The design requirements on when to use queues are simple if you think in terms of real-world examples:
- Submit online order (exactly-once processing to avoid charging credit
- Private peer-to-peer chat (exactly one receiver for each message)
- Parallel task distribution (distribute tasks amongst many workers in a networked system)
...and examples for when to use topics...
- News broadcast to multiple subscribers; notification service, stock ticker, etc.
- Email client (unique durable subscriber; you still get emails when you're disconnected)
But even in those cases, I may want to use Topic (just to be future
safe). The only extra case I would have to do is to make (each)
subscription durable. Or, I special situations, I would use bridging /
You're over-engineering the design. It's true, you can achieve exactly-once processing using a topic and durable subscriber, but you'd be limited to a single durable subscriber; the moment you start another subscriber for that topic, you'll get duplicate processing for the same message, not to mention, a single durable subscriber is hardly a solution that scales; it would be a bottleneck in your system for sure.

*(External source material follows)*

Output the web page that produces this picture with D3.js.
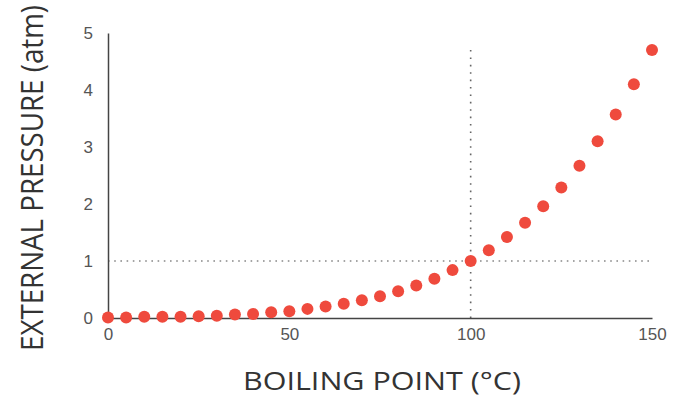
<!DOCTYPE html>
<html>
<head>
<meta charset="utf-8">
<script src="https://cdn.jsdelivr.net/npm/d3@7"></script>
<style>
  body { margin: 0; background: #fff; }
  svg { font-family: "Open Sans", sans-serif; }
</style>
</head>
<body>
<svg id="chart"></svg>
<script>
// boiling point (°C) vs external pressure (atm)
const temps = [0, 5, 10, 15, 20, 25, 30, 35, 40, 45, 50, 55, 60, 65, 70, 75,
               80, 85, 90, 95, 100, 105, 110, 115, 120, 125, 130, 135, 140, 145, 150];
const pressures = [0.01, 0.01, 0.02, 0.02, 0.02, 0.03, 0.04, 0.06, 0.07, 0.10, 0.12, 0.16, 0.20, 0.25, 0.31, 0.38,
                   0.47, 0.57, 0.69, 0.84, 1.0, 1.19, 1.42, 1.67, 1.96, 2.29, 2.67, 3.10, 3.57, 4.10, 4.70];
const xTicks = [0, 50, 100, 150];
const yTicks = [0, 1, 2, 3, 4, 5];

const width = 679;
const height = 399;
const margin = { top: 33, right: 27, bottom: 81, left: 108 };

const svg = d3.select("#chart")
  .attr("width", width)
  .attr("height", height);

const xScale = d3.scaleLinear()
  .domain([0, 150])
  .range([margin.left, width - margin.right]);

const yScale = d3.scaleLinear()
  .domain([0, 5])
  .range([height - margin.bottom, margin.top]);

let drawGuides = () => {
  // dotted reference lines at 100 °C / 1 atm
  svg.append("line")
    .attr("x1", xScale(0)).attr("x2", xScale(150))
    .attr("y1", yScale(1)).attr("y2", yScale(1))
    .attr("stroke", "#888")
    .attr("stroke-width", 1.6)
    .attr("stroke-dasharray", "1.6 4.6");

  svg.append("line")
    .attr("x1", xScale(100)).attr("x2", xScale(100))
    .attr("y1", yScale(0)).attr("y2", yScale(4.75))
    .attr("stroke", "#666")
    .attr("stroke-width", 1.6)
    .attr("stroke-dasharray", "1.6 5.8");
};

let drawAxis = () => {
  let xAxis = d3.axisBottom(xScale)
    .tickValues(xTicks)
    .tickFormat(d3.format("d"))
    .tickSize(0)
    .tickPadding(10);
  let yAxis = d3.axisLeft(yScale)
    .tickValues(yTicks)
    .tickFormat(d3.format("d"))
    .tickSize(0)
    .tickPadding(15);

  let gx = svg.append("g")
    .attr("transform", `translate(0,${yScale(0)})`)
    .call(xAxis);
  let gy = svg.append("g")
    .attr("transform", `translate(${xScale(0)},0)`)
    .call(yAxis);

  [gx, gy].forEach(g => {
    g.select(".domain").attr("stroke", "#444").attr("stroke-width", 1.5);
    g.selectAll("text")
      .attr("fill", "#555")
      .style("font-size", "17px");
  });

  svg.append("text")
    .attr("x", 382)
    .attr("y", 390)
    .attr("text-anchor", "middle")
    .attr("fill", "#333")
    .attr("textLength", 278)
    .attr("lengthAdjust", "spacingAndGlyphs")
    .style("font-size", "26px")
    .text("BOILING POINT (°C)");

  // the source image is a bit stretched sideways
  svg.append("text")
    .attr("transform", "translate(43,178) scale(1.12,1) rotate(-90)")
    .attr("text-anchor", "middle")
    .attr("fill", "#333")
    .attr("textLength", 346)
    .attr("lengthAdjust", "spacingAndGlyphs")
    .style("font-size", "27px")
    .text("EXTERNAL PRESSURE (atm)");
};

let drawDots = () => {
  svg.selectAll(".dot")
    .data(temps)
    .enter()
    .append("circle")
    .attr("class", "dot")
    .attr("cx", d => xScale(d))
    .attr("cy", (d, i) => yScale(pressures[i]))
    .attr("r", 6)
    .attr("fill", "#ef4a3d");
};

drawGuides();
drawAxis();
drawDots();
</script>
</body>
</html>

With a queue, you can deploy 1000 receivers on 100 nodes for the same queue, and you'd still get exactly-once processing for a single message.
Give above, I would always (or in most cases) want to publish to a
topic. Subscriber can be either durable topic(s) or dispatched
Using a dispatched queue with a topic subscriber is sort of redundant. You basically get asynchronous dispatching when using queues, so why not just use a queue?...no reason to put a topic in front of it.